Sano, who was also one of the Philippines' Climate Change Commissioners before he resigned in 2015, called on Southeast Asian governments and individuals to address the plastic crisis.

"Death of a whale art installation by Greenpeace Philippines to dramatize the plight of our environment, in particular the impact of plastic pollution on our marine ecosystems and on people. We call on the ASEAN governments to address this serious crisis and for each and every one of us to be part of the solution," Sano said, ending with the hashtag, #RefusePlastic.


In 2015, Science Journal ranked the Philippines as the third highest producer of plastic waste found in oceans with 1.88 million metric tons (MMT) per year.

China ranked first, accounting for 8.82 MMT per year, and Indonedia ranked second, with 3.22 MMT per year.

Republic Act 9003 or the Ecological Solid Waste Management Act of 2000 aims to formulate a national framework for solid waste management, including recycling plastics, among others.
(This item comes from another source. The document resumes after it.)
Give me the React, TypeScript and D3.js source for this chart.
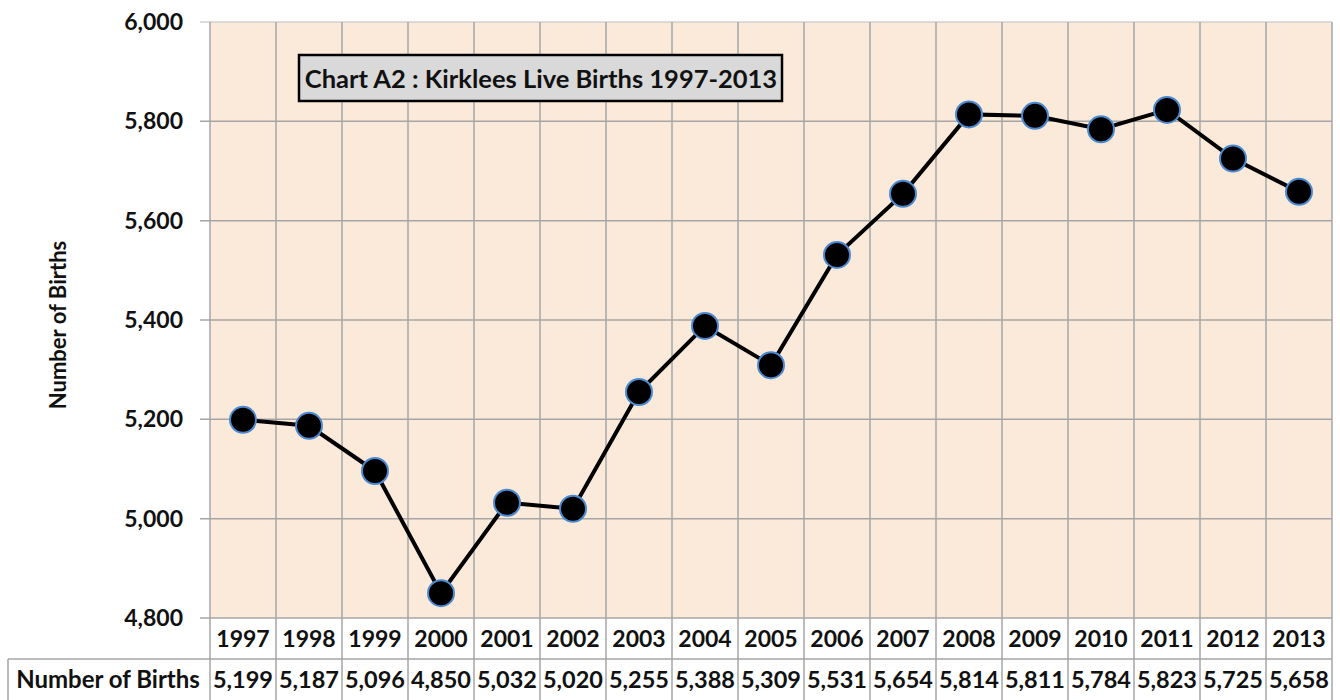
import React, { useEffect, useRef } from 'react';
import * as d3 from 'd3';

const years = ['1997', '1998', '1999', '2000', '2001', '2002', '2003', '2004', '2005', '2006', '2007', '2008', '2009', '2010', '2011', '2012', '2013'];
const births = [5199, 5187, 5096, 4850, 5032, 5020, 5255, 5388, 5309, 5531, 5654, 5814, 5811, 5784, 5823, 5725, 5658];
const yTicks = [4800, 5000, 5200, 5400, 5600, 5800, 6000];

const FONT = 'Lato, "Open Sans", sans-serif';

const App = () => {
  const svgRef = useRef<SVGSVGElement>(null);

  useEffect(() => {
    const svg = d3.select(svgRef.current);
    svg.selectAll('*').remove();

    const width = 1340;
    const height = 700;
    const margin = { top: 22, right: 8, left: 210 };
    const plotBottom = 618;
    const rowH = 41;

    const x = d3
      .scaleBand()
      .domain(years)
      .range([margin.left, width - margin.right]);
    const y = d3.scaleLinear().domain([4800, 6000]).range([plotBottom, margin.top]);

    const addText = (sel: any, size: number) =>
      sel
        .style('font-family', FONT)
        .style('font-weight', 'bold')
        .style('font-size', `${size}px`)
        .attr('fill', '#111');

    // plot background
    svg
      .append('rect')
      .attr('x', margin.left)
      .attr('y', margin.top)
      .attr('width', x.range()[1] - margin.left)
      .attr('height', plotBottom - margin.top)
      .attr('fill', '#fbe9da');

    // horizontal grid
    svg
      .append('g')
      .selectAll('line')
      .data(yTicks)
      .enter()
      .append('line')
      .attr('x1', margin.left - 10)
      .attr('x2', x.range()[1])
      .attr('y1', (d) => y(d))
      .attr('y2', (d) => y(d))
      .attr('stroke', (d) => (d === 6000 ? '#d0d0d0' : '#a6a6a6'))
      .attr('stroke-width', 1.5);

    // vertical grid + table column lines
    const bounds = years.map((d) => x(d)!).concat([x.range()[1]]);
    svg
      .append('g')
      .selectAll('line')
      .data(bounds)
      .enter()
      .append('line')
      .attr('x1', (d) => d)
      .attr('x2', (d) => d)
      .attr('y1', margin.top)
      .attr('y2', height)
      .attr('stroke', '#a6a6a6')
      .attr('stroke-width', 1.5);

    // table horizontals
    svg
      .append('line')
      .attr('x1', 8)
      .attr('x2', x.range()[1])
      .attr('y1', plotBottom + rowH)
      .attr('y2', plotBottom + rowH)
      .attr('stroke', '#a6a6a6')
      .attr('stroke-width', 1.5);
    svg
      .append('line')
      .attr('x1', 8)
      .attr('x2', 8)
      .attr('y1', plotBottom + rowH)
      .attr('y2', height)
      .attr('stroke', '#a6a6a6')
      .attr('stroke-width', 1.5);

    // y tick labels
    addText(
      svg
        .append('g')
        .selectAll('text')
        .data(yTicks)
        .enter()
        .append('text')
        .attr('x', 183)
        .attr('y', (d) => y(d))
        .attr('dy', '0.35em')
        .attr('text-anchor', 'end')
        .text((d) => d3.format(',')(d)),
      23,
    );

    // y axis title
    addText(
      svg
        .append('text')
        .attr('transform', `translate(66,${(margin.top + plotBottom) / 2 + 5}) rotate(-90)`)
        .attr('text-anchor', 'middle')
        .text('Number of Births'),
      22,
    );

    // line
    const line = d3
      .line<number>()
      .x((_, i) => x(years[i])! + x.bandwidth() / 2)
      .y((d) => y(d));
    svg
      .append('path')
      .datum(births)
      .attr('d', line)
      .attr('fill', 'none')
      .attr('stroke', '#000')
      .attr('stroke-width', 4);

    // markers
    svg
      .append('g')
      .selectAll('circle')
      .data(births)
      .enter()
      .append('circle')
      .attr('cx', (_, i) => x(years[i])! + x.bandwidth() / 2)
      .attr('cy', (d) => y(d))
      .attr('r', 13)
      .attr('fill', '#000')
      .attr('stroke', '#4a8ad0')
      .attr('stroke-width', 2);

    // title box
    const tg = svg.append('g');
    tg.append('rect')
      .attr('x', 299)
      .attr('y', 55)
      .attr('width', 483)
      .attr('height', 46)
      .attr('fill', '#d9d9d9')
      .attr('stroke', '#000')
      .attr('stroke-width', 2.5);
    addText(
      tg
        .append('text')
        .attr('x', 541)
        .attr('y', 79)
        .attr('dy', '0.35em')
        .attr('text-anchor', 'middle')
        .text('Chart A2 : Kirklees Live Births 1997-2013'),
      25.5,
    );

    // year row
    addText(
      svg
        .append('g')
        .selectAll('text')
        .data(years)
        .enter()
        .append('text')
        .attr('x', (d) => x(d)! + x.bandwidth() / 2)
        .attr('y', plotBottom + rowH / 2)
        .attr('dy', '0.35em')
        .attr('text-anchor', 'middle')
        .text((d) => d),
      23,
    );

    // value row
    addText(
      svg
        .append('text')
        .attr('x', 108)
        .attr('y', plotBottom + rowH * 1.5)
        .attr('dy', '0.35em')
        .attr('text-anchor', 'middle')
        .text('Number of Births'),
      24,
    );
    addText(
      svg
        .append('g')
        .selectAll('text')
        .data(births)
        .enter()
        .append('text')
        .attr('x', (_, i) => x(years[i])! + x.bandwidth() / 2)
        .attr('y', plotBottom + rowH * 1.5)
        .attr('dy', '0.35em')
        .attr('text-anchor', 'middle')
        .text((d) => d3.format(',')(d)),
      23.5,
    );
  }, []);

  return (
    <div style={{ position: 'absolute', left: 0, top: 0, width: 1340, height: 700, background: '#fff' }}>
      <svg ref={svgRef} width={1340} height={700} style={{ display: 'block' }}></svg>
    </div>
  );
};

export default App;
A total ban on plastics in the Philippines is yet to be implemented, as bills in both houses of Congress are all pending on the committee level.

Some cities in the Philippines like Quezon City, Mandaluyong and Makati, have adopted ordinances banning the use of plastics.

This was after reports that plastic waste clogged the city's sewers, which worsened floods brought about by Typhoon Ketsana in 2009, locally known as Tropical Storm Ondoy.

Some establishments have shifted to paper bags, or recyclable or reusable bags, while other cities, such as Quezon City, charge a ₱2.00 fee per plastic bag from consumers.

Other than single-use plastic bags, environmentalists also discourage the use of plastic water bottles and plastic straws.